Podríamos situar el origen de este caos familiar/cinematográfico pergeñado por Trapero en San Telmo, no tanto en la FUC, sino más bien en el taller de alineación y balanceo fundado por Wong Kar Wai en esos meses de 1997, que aflojaba las tuercas de la puesta en escena y configuraba un estilo ágil, en apariencia poco reflexivo. También fueron el Diego Kapan de Sabés Nadar? y la Verónica Chen de Vagón Fumador. Así se abrió un camino que ni su propio director decidió recorrer. Posteriormente tratará de explicar las acciones de sus personajes y así llegar a delinear algo parecido a la naturaleza humana. Naturalismo, en fin. Gravedad, estilo internacional, los siguientes casilleros en el juego de la vida. 

Los personajes de Familia Rodante están atrapados en un nerviosismo alegre y frustrado que, a la vez, no está inserto dentro de una narrativa política. ¿Qué película hoy se anima a ese gasto sin una identidad detrás? Unos años después, en la vida familiar la política entrará pateando la puerta. Algunos agradecerán esa irrupción, dirán que es sano explicitar posiciones y desde dónde se habla. Y es así como entramos en el terreno de lo identitario: los personajes vendrán a encarnar ideologías, los directores se encargarán de despacharlos de un plumazo, a ponerse a salvo de la disonancia cognitiva y del desierto de lo real.
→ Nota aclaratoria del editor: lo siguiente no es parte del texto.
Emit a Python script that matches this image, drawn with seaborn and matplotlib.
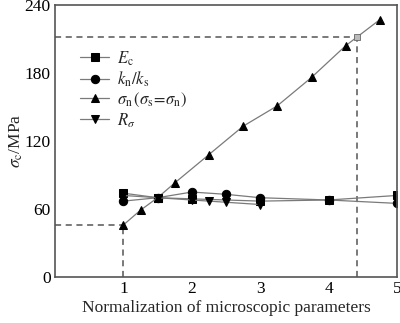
import matplotlib
matplotlib.use("Agg")
import matplotlib.pyplot as plt
import seaborn as sns
import pandas as pd

sns.set_theme(style="white")
plt.rcParams["font.family"] = ["Liberation Serif", "DejaVu Serif"]
plt.rcParams["mathtext.fontset"] = "stix"

# Normalized microscopic parameter values and resulting peak strength (MPa)
x_ec = [1, 1.5, 2, 3, 4, 5]
y_ec = [74, 70, 69, 67, 68, 72]

x_knks = [1, 1.5, 2, 2.5, 3, 4, 5]
y_knks = [67, 70, 75, 73, 70, 68, 65]

x_sn = [1, 1.25, 1.5, 1.75, 2.25, 2.75, 3.25, 3.75, 4.25, 4.75]
y_sn = [46, 59, 70, 83, 108, 133, 151, 176, 204, 227]

x_rs = [1, 1.5, 2, 2.25, 2.5, 3]
y_rs = [72, 70, 68, 67, 66, 64]

# Target strength and the corresponding normalized σn value
target_x = 4.41
target_y = 212
base_x = 1
base_y = 46

labels = [r"$E_{\rm c}$", r"$k_{\rm n}/k_{\rm s}$",
          r"$\sigma_{\rm n}\,(\sigma_{\rm s}\!=\!\sigma_{\rm n})$", r"$R_\sigma$"]
series = [(x_ec, y_ec, "s"), (x_knks, y_knks, "o"), (x_sn, y_sn, "^"), (x_rs, y_rs, "v")]

fig = plt.figure(figsize=(4.0, 3.23), dpi=100)
ax = fig.add_axes([0.1375, 0.142, 0.855, 0.843])

line_col = "#7a7a7a"
for (xs, ys, mk), lab in zip(series, labels):
    df = pd.DataFrame({"x": xs, "y": ys})
    sns.lineplot(data=df, x="x", y="y", ax=ax, color=line_col, linewidth=0.9,
                 marker=mk, markersize=6, markerfacecolor="black",
                 markeredgecolor="black", label=lab, sort=False)

# Guide lines to the axes
dash_kw = dict(color="#555555", linewidth=1.1, linestyle=(0, (4, 3)), zorder=1)
ax.plot([0, base_x], [base_y, base_y], **dash_kw)
ax.plot([base_x, base_x], [0, base_y], **dash_kw)
ax.plot([0, target_x], [target_y, target_y], **dash_kw)
ax.plot([target_x, target_x], [0, target_y], **dash_kw)
ax.plot([target_x], [target_y], marker="s", markersize=4.5, color="#bbbbbb",
        markeredgecolor="#666666", markeredgewidth=0.6, zorder=5)

ax.set_xlim(0, 5)
ax.set_ylim(0, 240)
ax.set_xticks([1, 2, 3, 4, 5])
ax.set_yticks([0, 60, 120, 180, 240])
ax.tick_params(direction="in", length=4, width=1, labelsize=12.5, colors="#555555",
               labelcolor="black", pad=3)
for s in ax.spines.values():
    s.set_color("#555555")
    s.set_linewidth(1.2)

ax.set_xlabel("Normalization of microscopic parameters", fontsize=12.5, labelpad=2)
ax.set_ylabel(r"$\sigma_{\rm c}$/MPa", fontsize=12.5, labelpad=0)

leg = ax.legend(loc="upper left", bbox_to_anchor=(0.04, 0.88), frameon=False,
                fontsize=12, handlelength=1.7, handletextpad=0.5,
                labelspacing=0.12, borderpad=0.2)

fig.savefig("out.png", dpi=100)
Esas dos familias, la mía, la imaginada por Trapero, ya no tienen una televisión o una casa rodante que los fuerce a mantenerse unidos por el amor o por el espanto. Atomizados, encerrados en nuestros propios prejuicios, sobrenarrados, así estamos.

Esa noche de verano me vino a la mente porque la próxima película de Pablo Trapero se va a estrenar en el Festival de Mar del Plata. Competencia Internacional, capitales extranjeros. Todo cierra como en un mal guion. Como en la política nacional, la sombra de la decepción del presente nos lleva a cuestionarnos sobre las personas que hicieron de los años 00 una buena década en todos los sentidos para la Argentina. Quizás yo esté idealizando el pasado y cayendo en una nostalgia inconducente, o peor, en el pesimismo. En fin, ustedes ven las mismas noticias que yo. No tengo una respuesta ni una reflexión sobre el tema; tampoco final para este texto, que fueron unos recuerdos desordenados que podrían haber estado fundidos o amalgamados si hubiera algún tipo de calor alrededor del cual reunirse.